◆ **SET PROBLEM**: Exactly repeat the material, dropping every picture from the copy.

-- START OF SOURCE MATERIAL --

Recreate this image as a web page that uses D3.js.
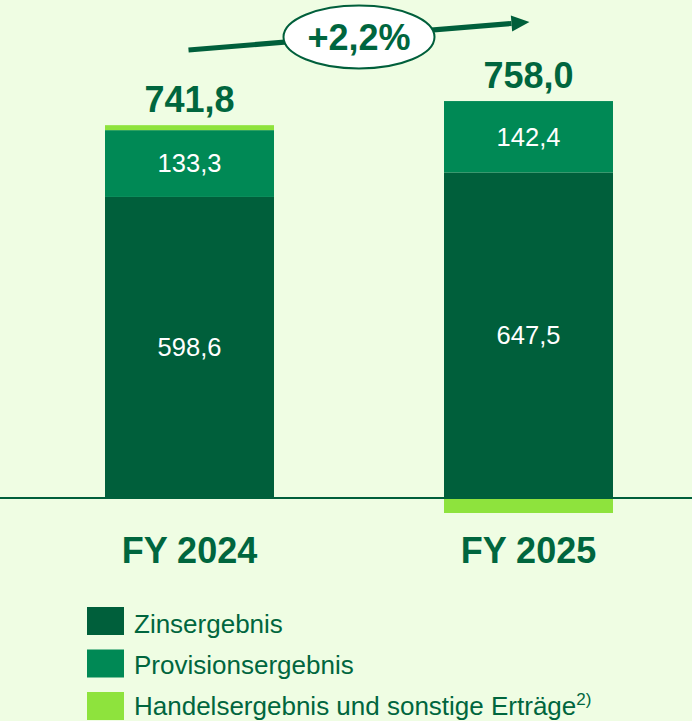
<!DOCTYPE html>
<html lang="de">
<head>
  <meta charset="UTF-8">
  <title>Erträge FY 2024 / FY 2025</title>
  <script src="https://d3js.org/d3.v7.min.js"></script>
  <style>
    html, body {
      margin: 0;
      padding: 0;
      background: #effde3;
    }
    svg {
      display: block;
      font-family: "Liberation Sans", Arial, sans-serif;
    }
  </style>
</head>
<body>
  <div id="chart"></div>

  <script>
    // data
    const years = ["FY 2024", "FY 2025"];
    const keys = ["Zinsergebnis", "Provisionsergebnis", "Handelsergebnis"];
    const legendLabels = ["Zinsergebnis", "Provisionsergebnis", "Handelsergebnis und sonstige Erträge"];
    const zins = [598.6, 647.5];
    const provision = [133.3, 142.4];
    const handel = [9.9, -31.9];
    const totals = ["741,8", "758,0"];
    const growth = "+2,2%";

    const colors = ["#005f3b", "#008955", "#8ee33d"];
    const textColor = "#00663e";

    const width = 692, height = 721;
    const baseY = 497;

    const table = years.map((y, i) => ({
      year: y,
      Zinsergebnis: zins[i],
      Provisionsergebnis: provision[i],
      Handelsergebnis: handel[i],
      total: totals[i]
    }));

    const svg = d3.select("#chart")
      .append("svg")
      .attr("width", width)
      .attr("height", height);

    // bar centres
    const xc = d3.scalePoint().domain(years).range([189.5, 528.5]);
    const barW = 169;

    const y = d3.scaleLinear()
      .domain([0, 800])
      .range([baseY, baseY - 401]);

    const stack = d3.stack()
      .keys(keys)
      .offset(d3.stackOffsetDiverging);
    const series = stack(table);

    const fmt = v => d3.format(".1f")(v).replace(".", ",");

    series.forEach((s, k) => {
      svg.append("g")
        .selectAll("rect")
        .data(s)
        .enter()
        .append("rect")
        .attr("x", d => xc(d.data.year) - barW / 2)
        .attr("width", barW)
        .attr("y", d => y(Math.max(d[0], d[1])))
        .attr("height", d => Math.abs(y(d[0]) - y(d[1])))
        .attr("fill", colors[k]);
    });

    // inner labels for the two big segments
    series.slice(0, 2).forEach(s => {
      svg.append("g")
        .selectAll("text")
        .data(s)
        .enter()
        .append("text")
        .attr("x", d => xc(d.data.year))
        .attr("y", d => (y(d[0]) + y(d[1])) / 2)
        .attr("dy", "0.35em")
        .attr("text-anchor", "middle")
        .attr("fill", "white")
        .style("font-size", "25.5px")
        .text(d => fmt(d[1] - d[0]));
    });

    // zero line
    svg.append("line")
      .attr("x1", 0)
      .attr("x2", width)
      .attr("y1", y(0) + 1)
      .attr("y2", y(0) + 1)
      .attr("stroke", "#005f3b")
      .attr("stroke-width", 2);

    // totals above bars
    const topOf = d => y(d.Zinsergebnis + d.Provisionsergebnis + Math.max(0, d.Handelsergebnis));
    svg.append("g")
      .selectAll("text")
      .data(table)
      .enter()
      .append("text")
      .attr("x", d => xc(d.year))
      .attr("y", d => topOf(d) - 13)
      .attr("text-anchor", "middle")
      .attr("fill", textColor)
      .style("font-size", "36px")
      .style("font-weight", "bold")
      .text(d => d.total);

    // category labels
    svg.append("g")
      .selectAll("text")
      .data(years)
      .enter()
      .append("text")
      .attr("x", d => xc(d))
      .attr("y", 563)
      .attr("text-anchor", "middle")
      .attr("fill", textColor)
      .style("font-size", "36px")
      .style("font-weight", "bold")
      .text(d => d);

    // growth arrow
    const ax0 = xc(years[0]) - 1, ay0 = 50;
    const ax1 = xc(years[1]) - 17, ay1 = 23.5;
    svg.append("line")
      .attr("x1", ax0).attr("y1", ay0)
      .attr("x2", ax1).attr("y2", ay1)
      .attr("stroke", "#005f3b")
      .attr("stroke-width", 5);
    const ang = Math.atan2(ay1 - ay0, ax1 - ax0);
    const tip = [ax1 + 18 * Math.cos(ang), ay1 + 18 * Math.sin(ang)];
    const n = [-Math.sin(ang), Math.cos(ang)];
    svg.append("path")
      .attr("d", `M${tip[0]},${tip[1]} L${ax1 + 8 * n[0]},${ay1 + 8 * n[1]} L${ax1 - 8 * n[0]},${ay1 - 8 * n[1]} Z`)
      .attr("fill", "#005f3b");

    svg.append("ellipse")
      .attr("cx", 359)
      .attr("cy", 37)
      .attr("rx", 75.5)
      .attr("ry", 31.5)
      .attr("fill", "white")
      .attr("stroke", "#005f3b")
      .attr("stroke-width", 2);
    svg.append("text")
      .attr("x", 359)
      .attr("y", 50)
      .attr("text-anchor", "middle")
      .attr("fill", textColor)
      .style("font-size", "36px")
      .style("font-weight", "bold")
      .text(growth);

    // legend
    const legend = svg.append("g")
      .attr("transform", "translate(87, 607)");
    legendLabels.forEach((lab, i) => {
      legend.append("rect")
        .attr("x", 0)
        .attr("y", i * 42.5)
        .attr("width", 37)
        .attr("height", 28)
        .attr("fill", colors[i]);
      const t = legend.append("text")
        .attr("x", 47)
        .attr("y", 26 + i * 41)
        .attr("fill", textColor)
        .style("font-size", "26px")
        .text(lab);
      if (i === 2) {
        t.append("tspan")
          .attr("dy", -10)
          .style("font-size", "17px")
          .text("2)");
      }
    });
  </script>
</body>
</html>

-- END OF SOURCE MATERIAL --

◆ **COMPLETE ANSWER**:
Recreate this image as a web page that uses D3.js.
<!DOCTYPE html>
<html lang="de">
<head>
  <meta charset="UTF-8">
  <title>Erträge FY 2024 / FY 2025</title>
  <script src="https://d3js.org/d3.v7.min.js"></script>
  <style>
    html, body {
      margin: 0;
      padding: 0;
      background: #effde3;
    }
    svg {
      display: block;
      font-family: "Liberation Sans", Arial, sans-serif;
    }
  </style>
</head>
<body>
  <div id="chart"></div>

  <script>
    // data
    const years = ["FY 2024", "FY 2025"];
    const keys = ["Zinsergebnis", "Provisionsergebnis", "Handelsergebnis"];
    const legendLabels = ["Zinsergebnis", "Provisionsergebnis", "Handelsergebnis und sonstige Erträge"];
    const zins = [598.6, 647.5];
    const provision = [133.3, 142.4];
    const handel = [9.9, -31.9];
    const totals = ["741,8", "758,0"];
    const growth = "+2,2%";

    const colors = ["#005f3b", "#008955", "#8ee33d"];
    const textColor = "#00663e";

    const width = 692, height = 721;
    const baseY = 497;

    const table = years.map((y, i) => ({
      year: y,
      Zinsergebnis: zins[i],
      Provisionsergebnis: provision[i],
      Handelsergebnis: handel[i],
      total: totals[i]
    }));

    const svg = d3.select("#chart")
      .append("svg")
      .attr("width", width)
      .attr("height", height);

    // bar centres
    const xc = d3.scalePoint().domain(years).range([189.5, 528.5]);
    const barW = 169;

    const y = d3.scaleLinear()
      .domain([0, 800])
      .range([baseY, baseY - 401]);

    const stack = d3.stack()
      .keys(keys)
      .offset(d3.stackOffsetDiverging);
    const series = stack(table);

    const fmt = v => d3.format(".1f")(v).replace(".", ",");

    series.forEach((s, k) => {
      svg.append("g")
        .selectAll("rect")
        .data(s)
        .enter()
        .append("rect")
        .attr("x", d => xc(d.data.year) - barW / 2)
        .attr("width", barW)
        .attr("y", d => y(Math.max(d[0], d[1])))
        .attr("height", d => Math.abs(y(d[0]) - y(d[1])))
        .attr("fill", colors[k]);
    });

    // inner labels for the two big segments
    series.slice(0, 2).forEach(s => {
      svg.append("g")
        .selectAll("text")
        .data(s)
        .enter()
        .append("text")
        .attr("x", d => xc(d.data.year))
        .attr("y", d => (y(d[0]) + y(d[1])) / 2)
        .attr("dy", "0.35em")
        .attr("text-anchor", "middle")
        .attr("fill", "white")
        .style("font-size", "25.5px")
        .text(d => fmt(d[1] - d[0]));
    });

    // zero line
    svg.append("line")
      .attr("x1", 0)
      .attr("x2", width)
      .attr("y1", y(0) + 1)
      .attr("y2", y(0) + 1)
      .attr("stroke", "#005f3b")
      .attr("stroke-width", 2);

    // totals above bars
    const topOf = d => y(d.Zinsergebnis + d.Provisionsergebnis + Math.max(0, d.Handelsergebnis));
    svg.append("g")
      .selectAll("text")
      .data(table)
      .enter()
      .append("text")
      .attr("x", d => xc(d.year))
      .attr("y", d => topOf(d) - 13)
      .attr("text-anchor", "middle")
      .attr("fill", textColor)
      .style("font-size", "36px")
      .style("font-weight", "bold")
      .text(d => d.total);

    // category labels
    svg.append("g")
      .selectAll("text")
      .data(years)
      .enter()
      .append("text")
      .attr("x", d => xc(d))
      .attr("y", 563)
      .attr("text-anchor", "middle")
      .attr("fill", textColor)
      .style("font-size", "36px")
      .style("font-weight", "bold")
      .text(d => d);

    // growth arrow
    const ax0 = xc(years[0]) - 1, ay0 = 50;
    const ax1 = xc(years[1]) - 17, ay1 = 23.5;
    svg.append("line")
      .attr("x1", ax0).attr("y1", ay0)
      .attr("x2", ax1).attr("y2", ay1)
      .attr("stroke", "#005f3b")
      .attr("stroke-width", 5);
    const ang = Math.atan2(ay1 - ay0, ax1 - ax0);
    const tip = [ax1 + 18 * Math.cos(ang), ay1 + 18 * Math.sin(ang)];
    const n = [-Math.sin(ang), Math.cos(ang)];
    svg.append("path")
      .attr("d", `M${tip[0]},${tip[1]} L${ax1 + 8 * n[0]},${ay1 + 8 * n[1]} L${ax1 - 8 * n[0]},${ay1 - 8 * n[1]} Z`)
      .attr("fill", "#005f3b");

    svg.append("ellipse")
      .attr("cx", 359)
      .attr("cy", 37)
      .attr("rx", 75.5)
      .attr("ry", 31.5)
      .attr("fill", "white")
      .attr("stroke", "#005f3b")
      .attr("stroke-width", 2);
    svg.append("text")
      .attr("x", 359)
      .attr("y", 50)
      .attr("text-anchor", "middle")
      .attr("fill", textColor)
      .style("font-size", "36px")
      .style("font-weight", "bold")
      .text(growth);

    // legend
    const legend = svg.append("g")
      .attr("transform", "translate(87, 607)");
    legendLabels.forEach((lab, i) => {
      legend.append("rect")
        .attr("x", 0)
        .attr("y", i * 42.5)
        .attr("width", 37)
        .attr("height", 28)
        .attr("fill", colors[i]);
      const t = legend.append("text")
        .attr("x", 47)
        .attr("y", 26 + i * 41)
        .attr("fill", textColor)
        .style("font-size", "26px")
        .text(lab);
      if (i === 2) {
        t.append("tspan")
          .attr("dy", -10)
          .style("font-size", "17px")
          .text("2)");
      }
    });
  </script>
</body>
</html>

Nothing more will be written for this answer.